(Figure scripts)
···

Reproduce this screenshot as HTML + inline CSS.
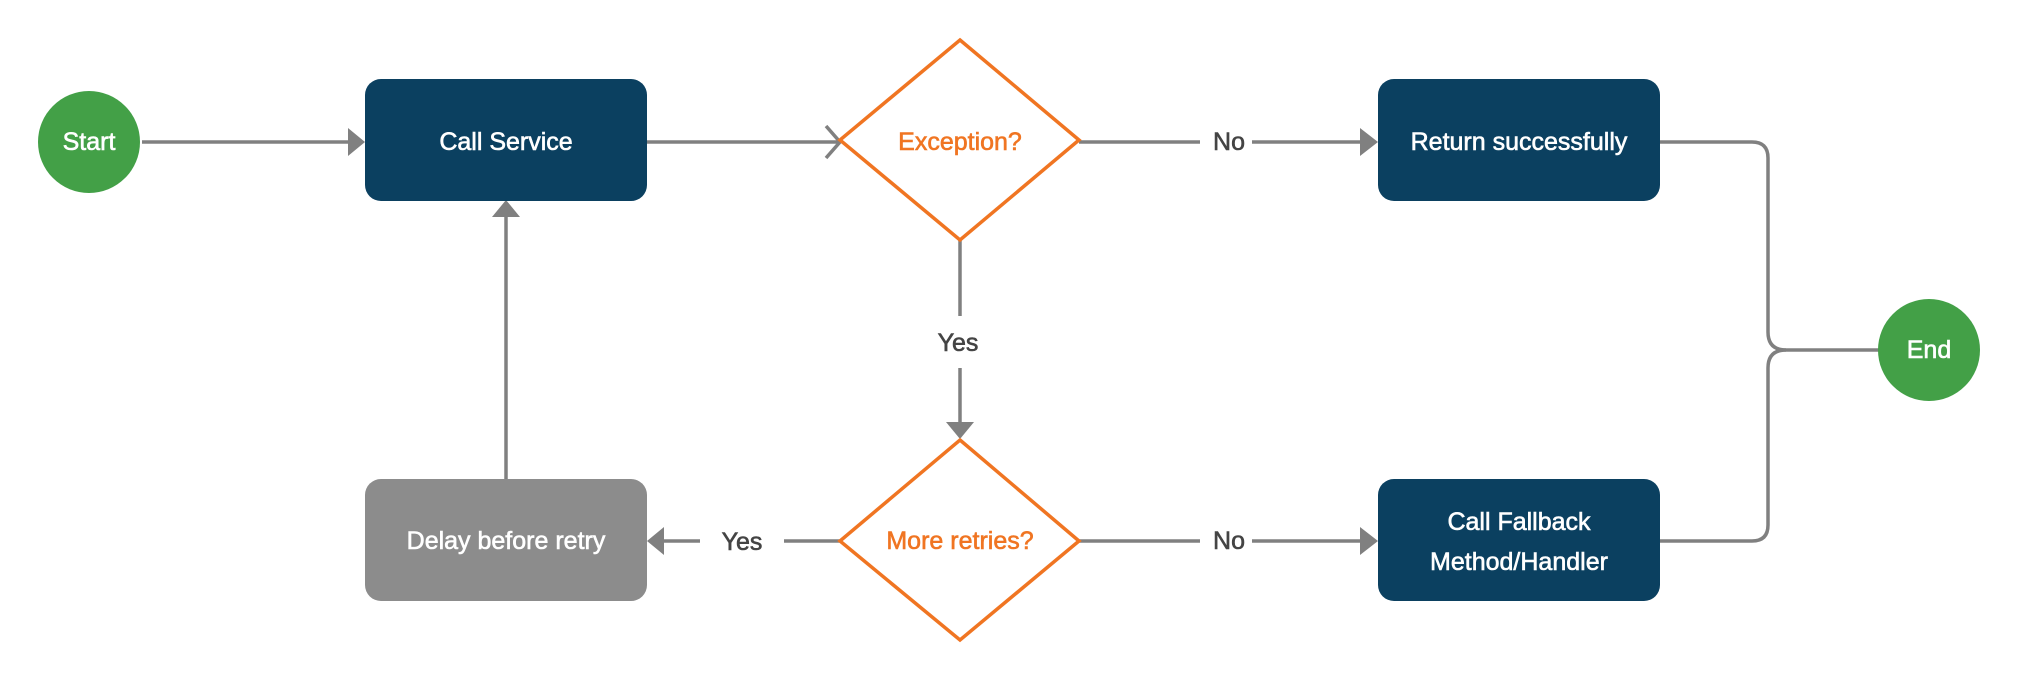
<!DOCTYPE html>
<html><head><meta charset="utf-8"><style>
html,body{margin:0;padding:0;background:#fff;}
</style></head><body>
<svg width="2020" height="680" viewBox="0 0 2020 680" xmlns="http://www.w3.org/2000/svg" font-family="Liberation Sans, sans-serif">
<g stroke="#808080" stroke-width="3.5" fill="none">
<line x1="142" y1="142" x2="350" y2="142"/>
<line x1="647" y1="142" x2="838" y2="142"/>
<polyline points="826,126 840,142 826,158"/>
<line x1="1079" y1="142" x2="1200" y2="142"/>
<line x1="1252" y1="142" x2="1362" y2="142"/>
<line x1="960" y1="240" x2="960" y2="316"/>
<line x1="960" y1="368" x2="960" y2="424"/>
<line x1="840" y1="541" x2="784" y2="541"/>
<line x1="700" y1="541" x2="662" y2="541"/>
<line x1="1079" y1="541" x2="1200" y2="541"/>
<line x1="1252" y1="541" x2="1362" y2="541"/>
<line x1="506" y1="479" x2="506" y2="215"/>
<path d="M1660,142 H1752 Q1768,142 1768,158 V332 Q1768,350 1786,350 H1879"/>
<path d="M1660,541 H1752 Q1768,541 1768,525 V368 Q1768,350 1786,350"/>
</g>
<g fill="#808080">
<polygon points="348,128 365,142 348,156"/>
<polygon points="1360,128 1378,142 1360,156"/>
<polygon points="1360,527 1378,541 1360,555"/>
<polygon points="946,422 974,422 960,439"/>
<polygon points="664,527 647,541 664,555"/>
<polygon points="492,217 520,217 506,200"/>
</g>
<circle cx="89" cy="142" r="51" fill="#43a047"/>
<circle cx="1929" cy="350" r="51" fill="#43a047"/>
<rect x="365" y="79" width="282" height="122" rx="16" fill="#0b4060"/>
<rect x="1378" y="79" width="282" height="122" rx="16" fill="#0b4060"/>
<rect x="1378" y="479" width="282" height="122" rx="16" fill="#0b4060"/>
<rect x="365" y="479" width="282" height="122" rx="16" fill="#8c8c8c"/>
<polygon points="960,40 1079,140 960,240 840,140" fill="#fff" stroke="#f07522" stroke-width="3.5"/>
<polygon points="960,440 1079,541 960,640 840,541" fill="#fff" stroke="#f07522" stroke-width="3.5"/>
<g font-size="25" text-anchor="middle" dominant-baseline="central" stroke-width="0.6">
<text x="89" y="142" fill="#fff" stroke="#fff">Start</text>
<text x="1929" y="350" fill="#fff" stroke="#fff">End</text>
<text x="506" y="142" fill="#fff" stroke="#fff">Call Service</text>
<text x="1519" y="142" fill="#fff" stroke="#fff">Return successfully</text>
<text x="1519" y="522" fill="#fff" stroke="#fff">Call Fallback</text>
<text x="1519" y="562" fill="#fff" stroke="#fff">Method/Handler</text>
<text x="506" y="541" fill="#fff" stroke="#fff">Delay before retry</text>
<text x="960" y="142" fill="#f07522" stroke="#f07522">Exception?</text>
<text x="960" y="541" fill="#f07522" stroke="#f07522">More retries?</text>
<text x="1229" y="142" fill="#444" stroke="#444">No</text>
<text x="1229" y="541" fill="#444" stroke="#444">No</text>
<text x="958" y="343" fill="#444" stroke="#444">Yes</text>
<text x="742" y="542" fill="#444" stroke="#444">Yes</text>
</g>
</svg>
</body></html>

···

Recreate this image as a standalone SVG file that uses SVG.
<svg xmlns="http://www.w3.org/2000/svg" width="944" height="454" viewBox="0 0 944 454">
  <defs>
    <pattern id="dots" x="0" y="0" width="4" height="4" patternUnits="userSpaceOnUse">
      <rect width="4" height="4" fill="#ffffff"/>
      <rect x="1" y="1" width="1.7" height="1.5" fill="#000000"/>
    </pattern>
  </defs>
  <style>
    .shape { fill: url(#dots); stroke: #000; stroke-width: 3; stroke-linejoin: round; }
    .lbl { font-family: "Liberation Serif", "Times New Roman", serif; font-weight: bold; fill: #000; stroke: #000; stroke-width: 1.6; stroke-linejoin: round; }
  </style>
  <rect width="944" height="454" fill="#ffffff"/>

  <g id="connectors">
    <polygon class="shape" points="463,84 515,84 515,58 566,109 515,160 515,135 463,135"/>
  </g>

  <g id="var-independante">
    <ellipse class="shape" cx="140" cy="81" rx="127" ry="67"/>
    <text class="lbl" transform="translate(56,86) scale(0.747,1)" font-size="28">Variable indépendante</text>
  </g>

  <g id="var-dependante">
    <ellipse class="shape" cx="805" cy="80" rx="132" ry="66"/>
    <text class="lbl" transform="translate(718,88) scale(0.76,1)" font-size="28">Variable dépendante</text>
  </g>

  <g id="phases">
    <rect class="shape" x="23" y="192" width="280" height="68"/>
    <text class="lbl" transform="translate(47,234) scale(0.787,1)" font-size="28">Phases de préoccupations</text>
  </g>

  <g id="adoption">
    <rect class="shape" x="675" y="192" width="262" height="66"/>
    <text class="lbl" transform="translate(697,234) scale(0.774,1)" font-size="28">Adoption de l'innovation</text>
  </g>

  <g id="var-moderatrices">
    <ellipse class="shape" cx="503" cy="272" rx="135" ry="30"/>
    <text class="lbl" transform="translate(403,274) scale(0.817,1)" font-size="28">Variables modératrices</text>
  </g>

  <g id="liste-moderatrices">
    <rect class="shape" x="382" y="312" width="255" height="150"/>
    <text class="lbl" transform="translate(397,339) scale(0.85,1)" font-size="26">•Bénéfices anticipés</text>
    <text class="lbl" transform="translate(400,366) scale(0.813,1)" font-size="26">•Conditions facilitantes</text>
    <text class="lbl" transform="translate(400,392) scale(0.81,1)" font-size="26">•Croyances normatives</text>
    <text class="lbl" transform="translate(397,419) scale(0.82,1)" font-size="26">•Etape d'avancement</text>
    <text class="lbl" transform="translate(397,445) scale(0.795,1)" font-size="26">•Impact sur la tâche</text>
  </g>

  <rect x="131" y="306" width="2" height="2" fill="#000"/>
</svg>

···

__What is being asked__.
Report the number of lines that include the string "this"; return nothing but the count.

__Exercise solution__.
2